[Rows from a dataset]
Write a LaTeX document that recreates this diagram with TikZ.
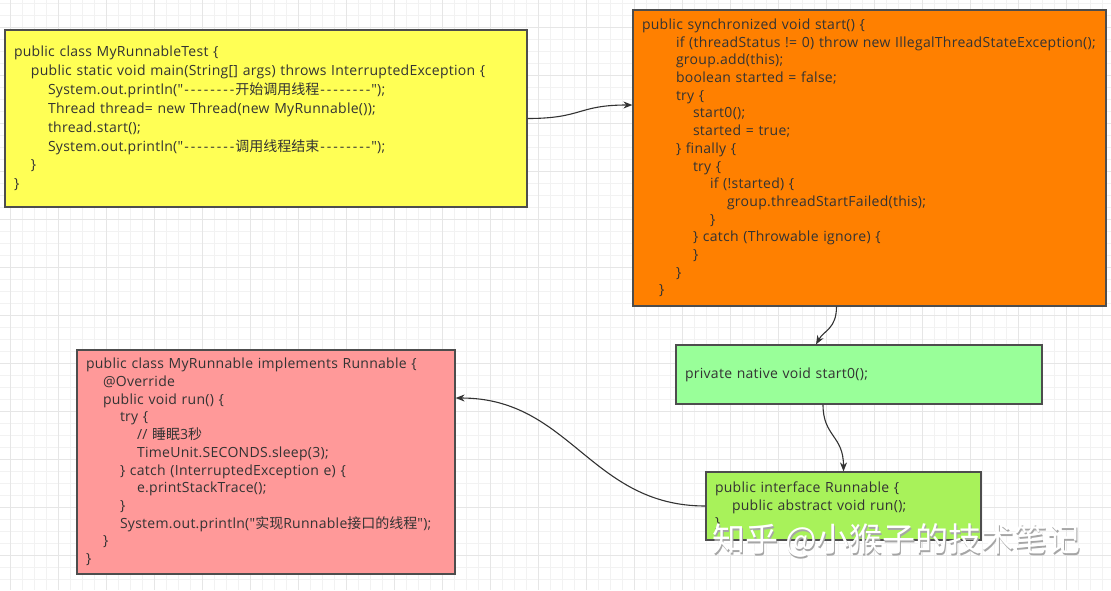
\documentclass[tikz,border=0pt]{standalone}
\usepackage{fontspec}
\newfontfamily\codefont{Open Sans}[LetterSpace=2]
\newfontfamily\cjk{Noto Sans CJK SC}
\usetikzlibrary{shapes,arrows.meta,positioning}

\definecolor{boxline}{HTML}{4D4D4D}
\definecolor{codetext}{HTML}{333333}
\definecolor{yellowbox}{HTML}{FFFF55}
\definecolor{orangebox}{HTML}{FF8000}
\definecolor{greenbox}{HTML}{99FF99}
\definecolor{limebox}{HTML}{A8F25A}
\definecolor{pinkbox}{HTML}{FF9999}
\definecolor{gridminor}{HTML}{F2F2F2}
\definecolor{gridmajor}{HTML}{E6E6E6}

% indent of one code level
\newcommand{\ind}[1]{\hspace*{#1\dimexpr17pt\relax}}
\newcommand{\dash}{\makebox[6.5pt]{-}}
\newcommand{\dashes}{\dash\dash\dash\dash\dash\dash\dash\dash}

\tikzset{
  codebox/.style={draw=boxline, line width=1.2pt, inner xsep=9pt, inner ysep=0pt,
    align=left, text=codetext, font=\codefont\fontsize{14}{17.7}\selectfont},
  link/.style={draw=codetext, line width=1.1pt, -{Stealth[length=9pt,width=7pt]}},
}

\begin{document}
\begin{tikzpicture}[x=1pt,y=-1pt]
\useasboundingbox (0,0) rectangle (1111,590);
\fill[white] (0,0) rectangle (1111,590);
% background grid
\foreach \gx in {-2,10,...,1111} \draw[gridminor,line width=0.6pt] (\gx,0) -- (\gx,590);
\foreach \gy in {3,15,...,590} \draw[gridminor,line width=0.6pt] (0,\gy) -- (1111,\gy);
\foreach \gx in {10,58,...,1111} \draw[gridmajor,line width=0.6pt] (\gx,0) -- (\gx,590);
\foreach \gy in {27,75,...,590} \draw[gridmajor,line width=0.6pt] (0,\gy) -- (1111,\gy);

% boxes
\node[codebox, fill=yellowbox, text width=504pt, minimum height=177pt,
  font=\codefont\fontsize{14}{18.9}\selectfont] (test) at (266,118.5) {%
public class MyRunnableTest \{\\
\ind{1}public static void main(String[] args) throws InterruptedException \{\\
\ind{2}System.out.println("\dashes{\cjk 开始调用线程}\dashes");\\
\ind{2}Thread thread= new Thread(new MyRunnable());\\
\ind{2}thread.start();\\
\ind{2}System.out.println("\dashes{\cjk 调用线程结束}\dashes");\\
\ind{1}\}\\
\}};

\node[codebox, fill=orangebox, text width=455pt, minimum height=296pt] (start) at (869.5,158) {%
public synchronized void start() \{\\
\ind{2}if (threadStatus != 0) throw new IllegalThreadStateException();\\
\ind{2}group.add(this);\\
\ind{2}boolean started = false;\\
\ind{2}try \{\\
\ind{3}start0();\\
\ind{3}started = true;\\
\ind{2}\} finally \{\\
\ind{3}try \{\\
\ind{4}if (!started) \{\\
\ind{5}group.threadStartFailed(this);\\
\ind{4}\}\\
\ind{3}\} catch (Throwable ignore) \{\\
\ind{3}\}\\
\ind{2}\}\\
\ind{1}\}};

\node[codebox, fill=greenbox, text width=348pt, minimum height=59pt] (native) at (859,374.5) {%
private native void start0();};

\node[codebox, fill=limebox, text width=257pt, minimum height=68pt] (iface) at (843.5,506) {%
public interface Runnable \{\\
\ind{1}public abstract void run();\\
\}};

\node[codebox, fill=pinkbox, text width=360pt, minimum height=224pt] (impl) at (266,462) {%
public class MyRunnable implements Runnable \{\\
\ind{1}@Override\\
\ind{1}public void run() \{\\
\ind{2}try \{\\
\ind{3}// {\cjk 睡眠}3{\cjk 秒}\\
\ind{3}TimeUnit.SECONDS.sleep(3);\\
\ind{2}\} catch (InterruptedException e) \{\\
\ind{3}e.printStackTrace();\\
\ind{2}\}\\
\ind{2}System.out.println("{\cjk 实现}Runnable{\cjk 接口的线程}");\\
\ind{1}\}\\
\}};

% connectors
\draw[link] (test.east) .. controls +(55,0) and +(-55,0) .. ([yshift=53pt]start.west);
\draw[link] ([xshift=-33pt]start.south) .. controls +(0,22) and +(8,-14) .. ([xshift=-43pt]native.north);
\draw[link] ([xshift=-36pt]native.south) .. controls +(0,32) and +(0,-36) .. (iface.north);
\draw[link] (iface.west) .. controls +(-115,0) and +(115,0) .. ([yshift=64pt]impl.east);

% watermark
\node[anchor=west, text=gray!70, font=\cjk\fontsize{33}{33}\selectfont, inner sep=0pt] (wmshade) at (713,542) {知乎 @小猴子的技术笔记};
\node[anchor=west, text=white, font=\cjk\fontsize{33}{33}\selectfont, inner sep=0pt] (wm) at (711.8,540.8) {知乎 @小猴子的技术笔记};
\end{tikzpicture}
\end{document}
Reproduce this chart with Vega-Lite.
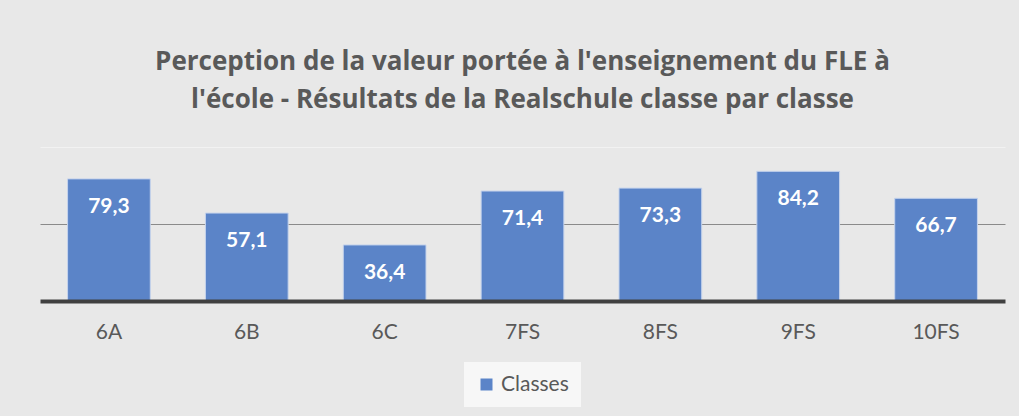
{
  "$schema": "https://vega.github.io/schema/vega-lite/v6.json",
  "width": 965,
  "height": 154,
  "autosize": "none",
  "padding": {"left": 40, "top": 147, "right": 14, "bottom": 115},
  "background": "#e8e8e8",
  "title": {
    "text": ["Perception de la valeur portée à l'enseignement du FLE à", "l'école - Résultats de la Realschule classe par classe"],
    "fontSize": 26,
    "font": "Open Sans",
    "fontWeight": "bold",
    "color": "#595959",
    "lineHeight": 38,
    "anchor": "middle",
    "offset": 34
  },
  "config": {
    "view": {"stroke": null},
    "legend": {"layout": {"bottom": {"anchor": "middle"}}},
    "locale": {"number": {"decimal": ",", "thousands": " ", "grouping": [3], "currency": ["", " €"]}}
  },
  "data": {
    "values": [
      {"classe": "6A", "valeur": 79.3},
      {"classe": "6B", "valeur": 57.1},
      {"classe": "6C", "valeur": 36.4},
      {"classe": "7FS", "valeur": 71.4},
      {"classe": "8FS", "valeur": 73.3},
      {"classe": "9FS", "valeur": 84.2},
      {"classe": "10FS", "valeur": 66.7}
    ]
  },
  "encoding": {
    "x": {
      "field": "classe",
      "type": "nominal",
      "sort": null,
      "scale": {"paddingInner": 0.4, "paddingOuter": 0.2},
      "axis": {
        "title": null,
        "labelAngle": 0,
        "ticks": false,
        "domainColor": "#404040",
        "domainWidth": 4,
        "labelFont": "Lato",
        "labelFontSize": 21,
        "labelColor": "#595959",
        "labelPadding": 20,
        "zindex": 1
      }
    },
    "y": {
      "field": "valeur",
      "type": "quantitative",
      "scale": {"domain": [0, 100]},
      "axis": {
        "title": null,
        "labels": false,
        "ticks": false,
        "domain": false,
        "values": [50, 100],
        "gridWidth": 1,
        "gridColor": {"condition": {"test": "datum.value === 50", "value": "#8a8a8a"}, "value": "#f2f2f2"}
      }
    }
  },
  "layer": [
    {
      "mark": {"type": "bar", "stroke": "#c5d3ec", "strokeWidth": 1},
      "encoding": {
        "color": {
          "datum": "Classes",
          "scale": {"range": ["#5b84c8"]},
          "legend": {
            "title": null,
            "orient": "bottom",
            "labelFont": "Lato",
            "labelFontSize": 21,
            "labelColor": "#595959",
            "symbolType": "square",
            "symbolSize": 144,
            "symbolStrokeWidth": 0,
            "fillColor": "#f7f7f7",
            "padding": 12,
            "offset": 20
          }
        }
      }
    },
    {
      "mark": {"type": "text", "baseline": "middle", "dy": 28, "color": "white", "fontWeight": "bold", "fontSize": 21, "font": "Lato"},
      "encoding": {"text": {"field": "valeur", "type": "quantitative", "format": ".1f"}}
    }
  ]
}
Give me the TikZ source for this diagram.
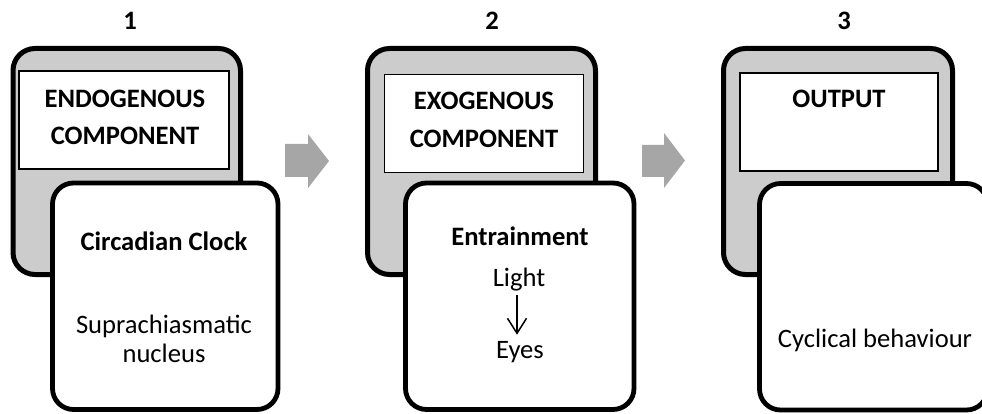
\documentclass[tikz,border=0pt]{standalone}
\usepackage{fontspec}
\setmainfont{Carlito}[Numbers=Lining]
\usetikzlibrary{arrows.meta}
\definecolor{boxgray}{HTML}{CCCCCC}
\definecolor{arrgray}{HTML}{A6A6A6}
\tikzset{
  backbox/.style={draw=black, line width=5pt, fill=boxgray, rounded corners=22pt, inner sep=0pt},
  frontbox/.style={draw=black, line width=4.8pt, fill=white, rounded corners=21pt, inner sep=0pt},
  titlebox/.style={draw=black, line width=1.6pt, fill=white, inner sep=0pt},
  txt/.style={inner sep=0pt, anchor=base, font=\fontsize{26.6}{31}\selectfont},
  btxt/.style={inner sep=0pt, anchor=base, font=\fontsize{26.6}{31}\selectfont\bfseries},
  numtxt/.style={inner sep=0pt, anchor=base, font=\fontsize{26.6}{31}\selectfont\bfseries},
  blockarrow/.style={fill=arrgray, draw=none},
  thinarrow/.style={line width=1.5pt, -{Straight Barb[length=15pt,width=19pt,line width=1.5pt]}}
}
\begin{document}
\begin{tikzpicture}[x=1pt,y=-1pt]
\useasboundingbox (0,0) rectangle (982,414);
\clip (0,0) rectangle (982,414);
% numbers
\node[numtxt] (n1) at (130,30) {1};
\node[numtxt] (n2) at (492,30) {2};
\node[numtxt] (n3) at (844,30) {3};
% panel 1
\node[backbox, minimum width=227.5pt, minimum height=226pt] (g1) at (126.75,161.5) {};
\node[titlebox, minimum width=210pt, minimum height=98pt] (t1) at (124,120) {};
\node[frontbox, minimum width=225.5pt, minimum height=226.5pt] (f1) at (165.25,296.25) {};
\node[btxt] (t1a) at (125,108) {ENDOGENOUS};
\node[btxt] (t1b) at (125,145) {COMPONENT};
\node[btxt] (f1a) at (164,250) {Circadian Clock};
\node[txt] (f1b) at (164,333) {Suprachiasmatic};
\node[txt] (f1c) at (164,362) {nucleus};
% panel 2
\node[backbox, minimum width=228pt, minimum height=226pt] (g2) at (481.5,161.5) {};
\node[titlebox, minimum width=199pt, minimum height=98pt] (t2) at (484,123.5) {};
\node[frontbox, minimum width=228.5pt, minimum height=226.5pt] (f2) at (519.75,296.25) {};
\node[btxt] (t2a) at (484,110) {EXOGENOUS};
\node[btxt] (t2b) at (484,148) {COMPONENT};
\node[btxt] (f2a) at (520,245) {Entrainment};
\node[txt] (light) at (519,286) {Light};
\node[txt] (eyes) at (520,358) {Eyes};
\draw[thinarrow, shorten <=4pt, shorten >=6pt] ([xshift=-2pt]light.south) -- ([xshift=-3pt]eyes.north);
% panel 3
\node[backbox, minimum width=229pt, minimum height=226pt] (g3) at (838,161.5) {};
\node[titlebox, minimum width=198pt, minimum height=98pt] (t3) at (839,122) {};
\node[frontbox, minimum width=228pt, minimum height=226.5pt] (f3) at (873.5,296.75) {};
\node[btxt] (t3a) at (839,108) {OUTPUT};
\node[txt] (f3a) at (875,347) {Cyclical behaviour};
% block arrows
\fill[blockarrow] (285,144) -- (308,144) -- (308,134) -- (329,161) -- (308,188) -- (308,177) -- (285,177) -- cycle;
\fill[blockarrow] (642,145) -- (664,145) -- (664,133) -- (685,160.5) -- (664,188) -- (664,177) -- (642,177) -- cycle;
\end{tikzpicture}
\end{document}
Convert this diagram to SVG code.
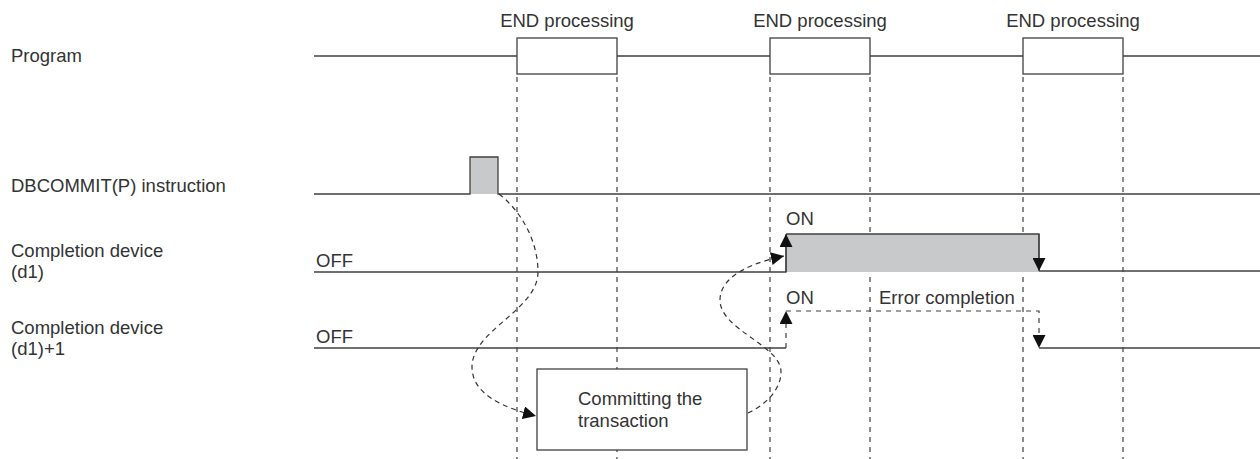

WHAT YOU SHOULD DO: Only a number is wanted: how many lines of the material above hold "with"?

EXERCISE RESPONSE: 2